Specifically, we organize speaker events to educate the Yale campus about different issues. We also plan to host a student delegation from Peking University in the spring. Our first speaker of the year was Bill Valentino, the VP of Corporate Social Responsibility for Bayer in China.

Mr. Valentino also is a professor at the prestigious Tsinghua University in Beijing. He has lived in China for 23 years and can speak fluent Mandarin. Last Friday, Mr. Valentino visited Yale to speak about corporate social responsibility (CSR) and what that really means for the company, its consumers, and the people that it affects. Here are some of the most interesting points he made:
  • Every company has a direct impact on the environment, social fabric, and development of an area.

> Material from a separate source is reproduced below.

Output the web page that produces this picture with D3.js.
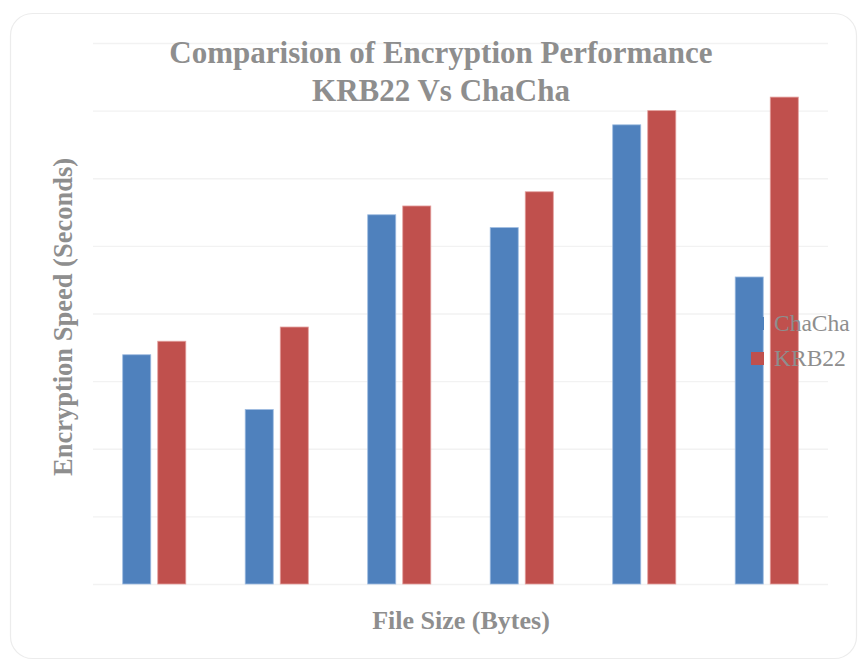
<!DOCTYPE html>
<html>
<head>
<meta charset="utf-8">
<script src="https://cdn.jsdelivr.net/npm/d3@7"></script>
<style>
    body { margin: 0; background: #ffffff; }
    text { font-family: "Liberation Serif", "Times New Roman", serif; }
</style>
</head>
<body>
<svg id="chart" width="860" height="661"></svg>
<script>
// Data (units of one gridline step)
var fileSizes = ["1", "2", "3", "4", "5", "6"];
var seriesNames = ["ChaCha", "KRB22"];
var chachaValues = [3.39, 2.58, 5.46, 5.27, 6.79, 4.54];
var krb22Values = [3.59, 3.80, 5.59, 5.80, 7.00, 7.20];
var gridTicks = [0, 1, 2, 3, 4, 5, 6, 7, 8];
var seriesColors = ["#4f81bd", "#c0504d"];

var svg = d3.select("#chart");

// card outline
svg.append("rect")
    .attr("x", 10.5).attr("y", 13.5)
    .attr("width", 846).attr("height", 645)
    .attr("rx", 22).attr("ry", 22)
    .attr("fill", "#ffffff")
    .attr("stroke", "#ececec")
    .attr("stroke-width", 1.2);

var margin = { left: 93, right: 32, top: 43, bottom: 77 };
var width = 860 - margin.left - margin.right;
var height = 661 - margin.top - margin.bottom;

var g = svg.append("g")
    .attr("transform", "translate(" + margin.left + "," + margin.top + ")");

var x0 = d3.scaleBand()
    .domain(fileSizes)
    .range([0, width])
    .paddingInner(0.485)
    .paddingOuter(0.2425);

var x1 = d3.scaleBand()
    .domain(seriesNames)
    .range([0, x0.bandwidth()])
    .paddingInner(0.2);

var y = d3.scaleLinear()
    .domain([0, 8])
    .range([height, 0]);

// gridlines
g.selectAll(".grid")
    .data(gridTicks)
    .enter().append("line")
    .attr("class", "grid")
    .attr("x1", 0).attr("x2", width)
    .attr("y1", function(d) { return y(d) + 0.5; })
    .attr("y2", function(d) { return y(d) + 0.5; })
    .attr("stroke", "#f2f2f2")
    .attr("stroke-width", 1.3);

var rows = fileSizes.map(function(f, i) {
    return { size: f, values: [
        { name: "ChaCha", value: chachaValues[i] },
        { name: "KRB22", value: krb22Values[i] }
    ]};
});

var color = d3.scaleOrdinal().domain(seriesNames).range(seriesColors);

var groups = g.selectAll(".group")
    .data(rows)
    .enter().append("g")
    .attr("class", "group")
    .attr("transform", function(d) { return "translate(" + x0(d.size) + ",0)"; });

groups.selectAll("rect")
    .data(function(d) { return d.values; })
    .enter().append("rect")
    .attr("x", function(d) { return x1(d.name); })
    .attr("y", function(d) { return y(d.value); })
    .attr("width", x1.bandwidth())
    .attr("height", function(d) { return height - y(d.value); })
    .attr("fill", function(d) { return color(d.name); })
    .attr("stroke", function(d) { return d.name == "ChaCha" ? "#9dbbe0" : "#e39e9c"; })
    .attr("stroke-width", 0.8);

// title
var title = svg.append("text")
    .attr("x", 441)
    .attr("text-anchor", "middle")
    .attr("font-size", 31)
    .attr("font-weight", "bold")
    .attr("fill", "#8e8e8e");
title.append("tspan").attr("x", 441).attr("y", 63).text("Comparision of Encryption Performance");
title.append("tspan").attr("x", 441).attr("y", 101).text("KRB22 Vs ChaCha");

// axis titles
svg.append("text")
    .attr("transform", "translate(72,317) rotate(-90)")
    .attr("text-anchor", "middle")
    .attr("font-size", 26.5)
    .attr("font-weight", "bold")
    .attr("fill", "#8e8e8e")
    .text("Encryption Speed (Seconds)");

svg.append("text")
    .attr("x", 461)
    .attr("y", 629)
    .attr("text-anchor", "middle")
    .attr("font-size", 26)
    .attr("font-weight", "bold")
    .attr("fill", "#8e8e8e")
    .text("File Size (Bytes)");

// legend
var legend = svg.selectAll(".legend")
    .data(seriesNames)
    .enter().append("g")
    .attr("class", "legend")
    .attr("transform", function(d, i) { return "translate(751," + (317 + i * 35) + ")"; });

legend.append("rect")
    .attr("width", 13).attr("height", 13)
    .attr("fill", function(d) { return color(d); });

legend.append("text")
    .attr("x", 23)
    .attr("y", 14)
    .attr("font-size", 23.5)
    .attr("fill", "#8e8e8e")
    .text(function(d) { return d; });
</script>
</body>
</html>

It's important to be conscious of this ability and whether it has positive or negative consequences.
  • Creating value: most companies only look to the short-term and care about creating economic value. However, there is also the potential to create social value and ecological value in a community.
  • The world's richest 20% consume over 76% of the resources. The world's poorest 20% consume about 1.5% of resources. In the future, companies that look to develop new markets will be targeting the lower segments of society.
  • Companies are sensitive to consumer opinion and consumers care about the ethics and values of the company. Therefore, it is in the interest of the corporation to be socially responsible.
  • China in general has to balance the desire for economic growth with the health of its people and its environment. In the past few decades of rapid development, the latter two have been mostly ignored. For example, 90% of rivers in China are polluted, and the income gap between rural and urban areas has increased greatly.
  • When we think of sustainability, many times the environment comes to mind. However, there are many other facets of sustainability such as public health, education, food security, poverty, gender, labor, etc.
  • China is becoming aware of the need for CSR. From the blogosphere to Hu Jintao himself, a recognition is forming that balance is necessary in the corporate world.

I am really glad that foreign corporations are now becoming aware of the effects they have on the surrounding area and are now dedicating entire departments to CSR. Bayer is an extremely prominent international pharmaceutical company and is leading a great example. Let's hope other businesses, both foreign and domestic, soon follow in their footsteps (Foxcomm anyone?).

Thanks so much to Mr. Valentino for coming to Yale!